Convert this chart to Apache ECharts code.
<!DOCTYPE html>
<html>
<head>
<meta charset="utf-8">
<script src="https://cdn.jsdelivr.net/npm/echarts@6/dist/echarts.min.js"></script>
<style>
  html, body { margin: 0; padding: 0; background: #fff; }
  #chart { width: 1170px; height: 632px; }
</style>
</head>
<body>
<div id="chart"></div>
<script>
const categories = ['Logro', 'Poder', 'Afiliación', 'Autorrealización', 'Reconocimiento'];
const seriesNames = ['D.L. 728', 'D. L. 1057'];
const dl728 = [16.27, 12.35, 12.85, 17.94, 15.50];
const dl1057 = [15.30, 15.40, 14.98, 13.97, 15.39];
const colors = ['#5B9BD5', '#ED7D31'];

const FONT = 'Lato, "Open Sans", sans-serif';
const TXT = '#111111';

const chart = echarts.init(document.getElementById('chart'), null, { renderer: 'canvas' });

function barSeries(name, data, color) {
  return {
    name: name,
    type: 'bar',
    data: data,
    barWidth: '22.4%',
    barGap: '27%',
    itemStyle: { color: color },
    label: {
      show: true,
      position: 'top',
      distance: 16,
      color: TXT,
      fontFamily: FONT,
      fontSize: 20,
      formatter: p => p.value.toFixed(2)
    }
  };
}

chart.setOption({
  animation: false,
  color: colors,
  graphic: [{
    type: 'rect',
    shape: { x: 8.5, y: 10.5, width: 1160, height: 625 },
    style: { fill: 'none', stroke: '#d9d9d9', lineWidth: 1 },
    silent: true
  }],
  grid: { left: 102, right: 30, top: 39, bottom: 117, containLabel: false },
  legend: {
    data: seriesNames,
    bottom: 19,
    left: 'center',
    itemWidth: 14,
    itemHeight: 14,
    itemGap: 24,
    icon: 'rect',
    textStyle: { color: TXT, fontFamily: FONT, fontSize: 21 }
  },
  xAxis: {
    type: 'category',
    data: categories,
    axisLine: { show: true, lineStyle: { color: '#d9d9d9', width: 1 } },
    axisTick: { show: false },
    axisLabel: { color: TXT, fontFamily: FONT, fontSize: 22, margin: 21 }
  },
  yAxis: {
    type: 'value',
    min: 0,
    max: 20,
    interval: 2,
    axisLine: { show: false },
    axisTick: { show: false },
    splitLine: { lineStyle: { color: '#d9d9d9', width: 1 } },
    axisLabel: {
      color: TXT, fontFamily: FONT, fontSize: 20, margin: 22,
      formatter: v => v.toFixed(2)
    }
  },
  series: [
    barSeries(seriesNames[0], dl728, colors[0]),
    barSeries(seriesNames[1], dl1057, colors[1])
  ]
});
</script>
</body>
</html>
•••
### AIM OF THE EXERCISE
Extract the complete listing above, reproducing each line exactly.

### EXPECTED ANSWER
Convert this chart to Apache ECharts code.
<!DOCTYPE html>
<html>
<head>
<meta charset="utf-8">
<script src="https://cdn.jsdelivr.net/npm/echarts@6/dist/echarts.min.js"></script>
<style>
  html, body { margin: 0; padding: 0; background: #fff; }
  #chart { width: 1170px; height: 632px; }
</style>
</head>
<body>
<div id="chart"></div>
<script>
const categories = ['Logro', 'Poder', 'Afiliación', 'Autorrealización', 'Reconocimiento'];
const seriesNames = ['D.L. 728', 'D. L. 1057'];
const dl728 = [16.27, 12.35, 12.85, 17.94, 15.50];
const dl1057 = [15.30, 15.40, 14.98, 13.97, 15.39];
const colors = ['#5B9BD5', '#ED7D31'];

const FONT = 'Lato, "Open Sans", sans-serif';
const TXT = '#111111';

const chart = echarts.init(document.getElementById('chart'), null, { renderer: 'canvas' });

function barSeries(name, data, color) {
  return {
    name: name,
    type: 'bar',
    data: data,
    barWidth: '22.4%',
    barGap: '27%',
    itemStyle: { color: color },
    label: {
      show: true,
      position: 'top',
      distance: 16,
      color: TXT,
      fontFamily: FONT,
      fontSize: 20,
      formatter: p => p.value.toFixed(2)
    }
  };
}

chart.setOption({
  animation: false,
  color: colors,
  graphic: [{
    type: 'rect',
    shape: { x: 8.5, y: 10.5, width: 1160, height: 625 },
    style: { fill: 'none', stroke: '#d9d9d9', lineWidth: 1 },
    silent: true
  }],
  grid: { left: 102, right: 30, top: 39, bottom: 117, containLabel: false },
  legend: {
    data: seriesNames,
    bottom: 19,
    left: 'center',
    itemWidth: 14,
    itemHeight: 14,
    itemGap: 24,
    icon: 'rect',
    textStyle: { color: TXT, fontFamily: FONT, fontSize: 21 }
  },
  xAxis: {
    type: 'category',
    data: categories,
    axisLine: { show: true, lineStyle: { color: '#d9d9d9', width: 1 } },
    axisTick: { show: false },
    axisLabel: { color: TXT, fontFamily: FONT, fontSize: 22, margin: 21 }
  },
  yAxis: {
    type: 'value',
    min: 0,
    max: 20,
    interval: 2,
    axisLine: { show: false },
    axisTick: { show: false },
    splitLine: { lineStyle: { color: '#d9d9d9', width: 1 } },
    axisLabel: {
      color: TXT, fontFamily: FONT, fontSize: 20, margin: 22,
      formatter: v => v.toFixed(2)
    }
  },
  series: [
    barSeries(seriesNames[0], dl728, colors[0]),
    barSeries(seriesNames[1], dl1057, colors[1])
  ]
});
</script>
</body>
</html>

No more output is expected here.